The shortcomings of CMB and IMB development systems discussed above with respect to conventional xerography have, heretofore, been present in highlight color xerography as well. In fact, the problem of not being to able to develop low density fine lines with CMB developer in the presence of relatively high cleaning fields has resulted in the wide use of IMB developer. However, in a tri-level highlight color system the use of IMB developer has been found to be unacceptable. Its use results in the development of fringe fields in a color different from the rest of the image. Thus, for example, in a system that uses black and red developers, the black images would have a red border around them while red images would have a black border around them.

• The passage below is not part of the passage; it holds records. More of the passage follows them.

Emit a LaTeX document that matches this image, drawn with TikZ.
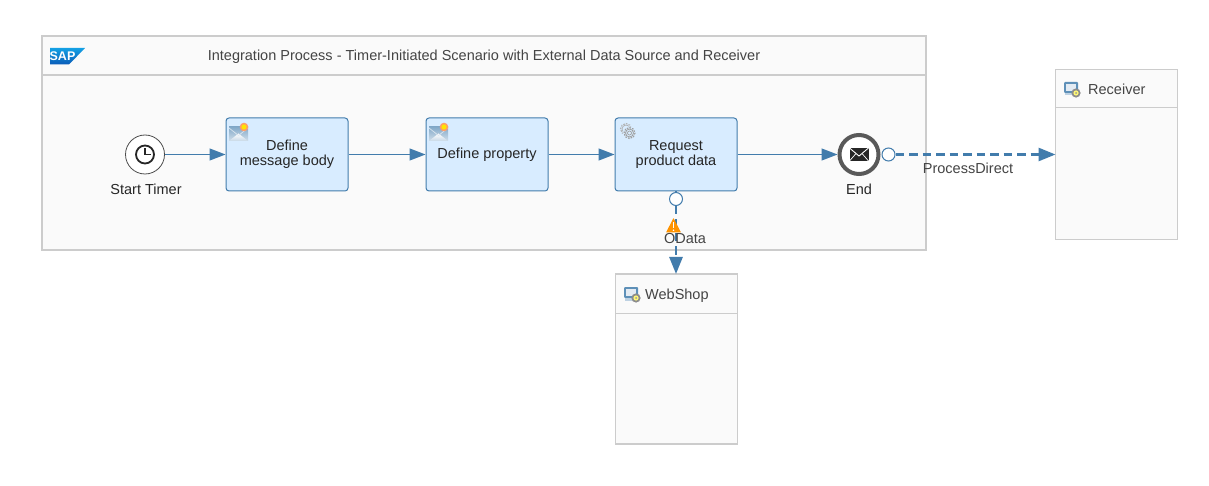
\documentclass[tikz,border=0pt]{standalone}
\usepackage{fontspec}
\setmainfont{Liberation Sans}
\usetikzlibrary{arrows.meta}
\definecolor{poolfill}{HTML}{FAFAFA}
\definecolor{poolline}{HTML}{CCCCCC}
\definecolor{flow}{HTML}{427CAC}
\definecolor{stepfill}{HTML}{D8ECFF}
\definecolor{grey}{HTML}{444444}
\definecolor{sapa}{HTML}{14A0E4}
\definecolor{sapb}{HTML}{0A5CB8}
\tikzset{
  x=1pt,y=-1pt,
  pool/.style={draw=poolline,fill=poolfill,line width=1.2pt,minimum width=#1,inner sep=0pt,outer sep=0pt},
  stepbox/.style={draw=flow,fill=stepfill,line width=1pt,rounded corners=3pt,minimum width=122pt,minimum height=73pt,inner sep=0pt,align=center,font=\fontsize{14.5}{14.5}\selectfont,text=black!85},
  lbl/.style={font=\fontsize{14.5}{16}\selectfont,text=grey,inner sep=0pt,text height=10.5pt,text depth=3pt},
  seq/.style={draw=flow,line width=1.2pt,-{Triangle[length=16pt,width=12pt,fill=flow]}},
  msg/.style={draw=flow,line width=2.6pt,dash pattern=on 8.5pt off 5pt,-{Triangle[length=17pt,width=13pt,fill=flow]}},
  port/.style={circle,draw=flow,fill=white,line width=1pt,minimum size=13pt,inner sep=0pt},
}
\newcommand{\sysicon}[2]{%
  \begin{scope}[shift={(#1,#2)}]
    \fill[rounded corners=1pt,fill=flow!85] (0,0) rectangle (14,11);
    \fill[fill=white!85!flow] (2,2) rectangle (12,9);
    \fill[fill=flow!35] (1,11) rectangle (10,13.5);
    \fill[fill=black!45] (12,11) circle (4.6);
    \fill[fill=yellow!55!white] (12,11) circle (2.6);
    \fill[fill=black!40] (12,11) circle (1);
  \end{scope}}
\newcommand{\mailicon}[2]{%
  \begin{scope}[shift={(#1,#2)}]
    \shade[top color=flow!65,bottom color=flow!25] (0,0) rectangle (19,14);
    \shade[top color=white,bottom color=flow!30] (0,14) -- (9.5,6.5) -- (19,14) -- cycle;
    \draw[white!80!flow,line width=.7pt] (0,1) -- (9.5,8.5) -- (19,1);
    \fill[fill=orange!70!red!60!white] (15,0) circle (4.3);
    \fill[fill=yellow!85!orange] (15,0) circle (2.6);
  \end{scope}}
\begin{document}
\begin{tikzpicture}
\useasboundingbox (0,0) rectangle (1209,486);
\fill[white] (0,0) rectangle (1209,486);
% integration process
\node[pool=884pt,minimum height=214pt,anchor=north west] (proc) at (42,36) {};
\node[pool=884pt,minimum height=39pt,anchor=north west] (head) at (42,36) {};
\node[lbl] (title) at (484,57) {Integration Process - Timer-Initiated Scenario with External Data Source and Receiver};
% SAP logo
\shade[top color=sapa,bottom color=sapb] (50,48) -- (85,48) -- (69,64.5) -- (50,64.5) -- cycle;
\node[font=\bfseries\fontsize{12.5}{12}\selectfont,text=white,inner sep=0pt] (saptxt) at (62.5,56.5) {SAP};
% systems
\node[pool=122pt,minimum height=170pt,anchor=north west] (webshop) at (615.5,274) {};
\draw[poolline,line width=1pt] (615.5,313) -- (737.5,313);
\node[pool=122pt,minimum height=170pt,anchor=north west] (receiver) at (1055.5,69.5) {};
\draw[poolline,line width=1pt] (1055.5,108) -- (1177.5,108);
\sysicon{624}{287}
\sysicon{1064}{82}
\node[lbl,anchor=west] (wsl) at (645,296) {WebShop};
\node[lbl,anchor=west] (rcl) at (1088,91) {Receiver};
% events
\node[circle,draw=black!70,fill=white,line width=.8pt,minimum size=39pt,inner sep=0pt] (start) at (145,154.5) {};
\draw[black!85,line width=1.8pt] (145,154.5) circle (9);
\draw[black!85,line width=1.5pt] (145,148.5) -- (145,154.5) -- (151,154.5);
\node[lbl,text=black!85] (startl) at (146,191) {Start Timer};
\node[circle,draw=black!65,fill=white,line width=4pt,minimum size=39pt,inner sep=0pt] (end) at (859,154.5) {};
\fill[black!85] (849.5,148) rectangle (868.5,161);
\draw[white,line width=.9pt] (849.5,148) -- (859,156) -- (868.5,148);
\draw[white,line width=.7pt] (849.5,161) -- (856,153.5);
\draw[white,line width=.7pt] (868.5,161) -- (862,153.5);
\node[lbl,text=black!85] (endl) at (859,191) {End};
% steps
\node[stepbox] (s1) at (287,154.5) {\raisebox{-.7pt}{Define}\\[.2pt]\raisebox{-.7pt}{message body}};
\node[stepbox] (s2) at (487,154.5) {Define property};
\node[stepbox] (s3) at (676,154.5) {\raisebox{-.7pt}{Request}\\[.2pt]\raisebox{-.7pt}{product data}};
\mailicon{229}{127}
\mailicon{429}{127}
% gear
\draw[black!32,line width=1pt,dash pattern=on 1.6pt off 1.2pt] (626,129) circle (5.5);
\draw[black!32,line width=.7pt] (626,129) circle (4);
\fill[stepfill] (629.5,133) circle (6.5);
\draw[black!38,line width=1.1pt,dash pattern=on 1.6pt off 1.2pt] (629.5,133) circle (5.5);
\draw[black!38,line width=.8pt] (629.5,133) circle (4);
\draw[black!38,line width=.7pt] (629.5,133) circle (2);
% connectors
\draw[seq] (start) -- (s1);
\draw[seq] (s1) -- (s2);
\draw[seq] (s2) -- (s3);
\draw[seq] (s3) -- (end);
\node[port] (p1) at (676,199) {};
\node[port] (p2) at (888.5,154.5) {};
\draw[msg] (p1) -- (webshop.north -| p1);
\draw[msg] (p2) -- (p2 -| receiver.west);
\draw[flow,line width=1.2pt] (s3.south -| p1) -- (p1);
% warning
\fill[fill=orange!85!yellow,rounded corners=.5pt] (673.5,218) -- (681,232.5) -- (666,232.5) -- cycle;
\fill[white] (672.7,222) rectangle (674.3,228);
\fill[white] (673.5,230.2) circle (.9);
\node[lbl] (odata) at (685,240) {OData};
\node[lbl] (pd) at (968,170) {ProcessDirect};
\end{tikzpicture}
\end{document}
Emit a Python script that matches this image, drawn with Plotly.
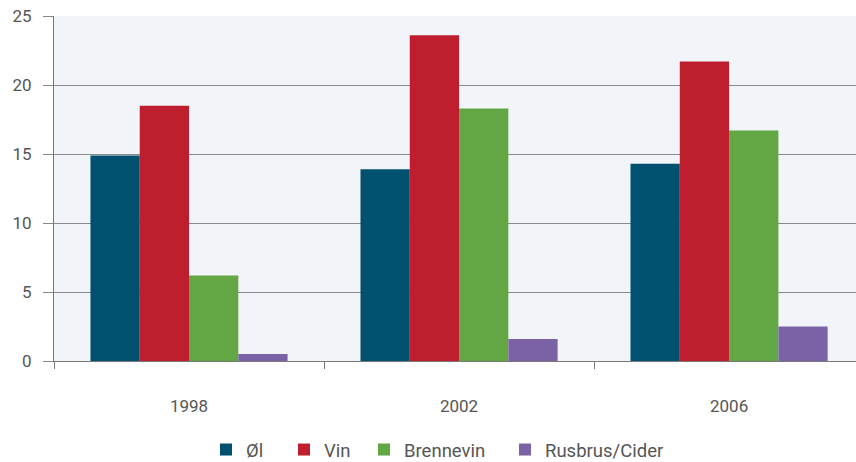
import plotly.graph_objects as go

years = ["1998", "2002", "2006"]
series_names = ["Øl", "Vin", "Brennevin", "Rusbrus/Cider"]
ol = [14.9, 13.9, 14.3]
vin = [18.5, 23.6, 21.7]
brennevin = [6.2, 18.3, 16.7]
rusbrus = [0.5, 1.6, 2.5]
y_ticks = [0, 5, 10, 15, 20, 25]

colors = ["#00506F", "#BE1E2D", "#62A744", "#7B62A6"]
values = [ol, vin, brennevin, rusbrus]
legend_px = [220, 298, 378, 519]  # left edge of each legend swatch, in pixels

L, R, T, B, W, H = 54, 0, 16, 101, 856, 462
pw = W - L - R
ph = H - T - B

fig = go.Figure()
legend_ids = ["legend", "legend2", "legend3", "legend4"]
for name, vals, c, lid in zip(series_names, values, colors, legend_ids):
    fig.add_trace(go.Bar(x=years, y=vals, name=name, legend=lid,
                         marker=dict(color=c, line=dict(width=0))))

layout_legends = {}
for lid, px in zip(legend_ids, legend_px):
    layout_legends[lid] = dict(orientation="h", x=(px - 14 - L) / pw, xanchor="left",
                               y=(T + ph - 450) / ph, yanchor="middle",
                               font=dict(size=18.5, color="#555555"), itemwidth=30,
                               bgcolor="rgba(0,0,0,0)")

fig.update_layout(
    width=W, height=H,
    margin=dict(l=L, r=R, t=T, b=B, autoexpand=False),
    barmode="group", bargap=0.27, bargroupgap=0,
    plot_bgcolor="#F1F4F8", paper_bgcolor="white",
    font=dict(family="Roboto, sans-serif", size=17, color="#555555"),
    showlegend=True,
    **layout_legends,
)
fig.update_xaxes(type="category", range=[-0.5, 2.47], tickson="boundaries", ticks="outside",
                 ticklen=7, tickcolor="#777777", showline=True, linecolor="#777777", linewidth=1,
                 showgrid=False, ticklabelstandoff=30, automargin=False)
fig.update_yaxes(range=[0, 25], tickvals=y_ticks, ticks="outside", ticklen=10, tickcolor="#888888",
                 showline=True, linecolor="#777777", linewidth=1, gridcolor="#8A8A8A", gridwidth=1,
                 zeroline=False, ticklabelstandoff=8, automargin=False)
fig.write_html("out.html", config={"displayModeBar": False},
               post_script="document.body.style.margin='0';")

The development of such fringe fields is caused by the reverse development or cleaning fields established between the developer biases and a complementary image (either developed or latent) on the charge retentive surface. The colored around the black image results from the field established due to the difference (V.sub.bb -V.sub.cb, see FIG. 1b) between the developer biases as the black images passes through the red developer housing while the black border around the red image results from the field established due to the difference (V.sub.bb -V.sub.c) between the bias on the black developer housing and the voltage level of the red latent image on the charge retentive surface as that image passes through the black developer housing.
Since the use of IMB developer has been found to be unacceptable in a tri-level highlight system for the reason noted, and since CM developer as disclosed in the prior art cannot develop line images in the presence of relatively high cleaning fields it would appear that tri-level highlight color imaging in a single pass is not viable.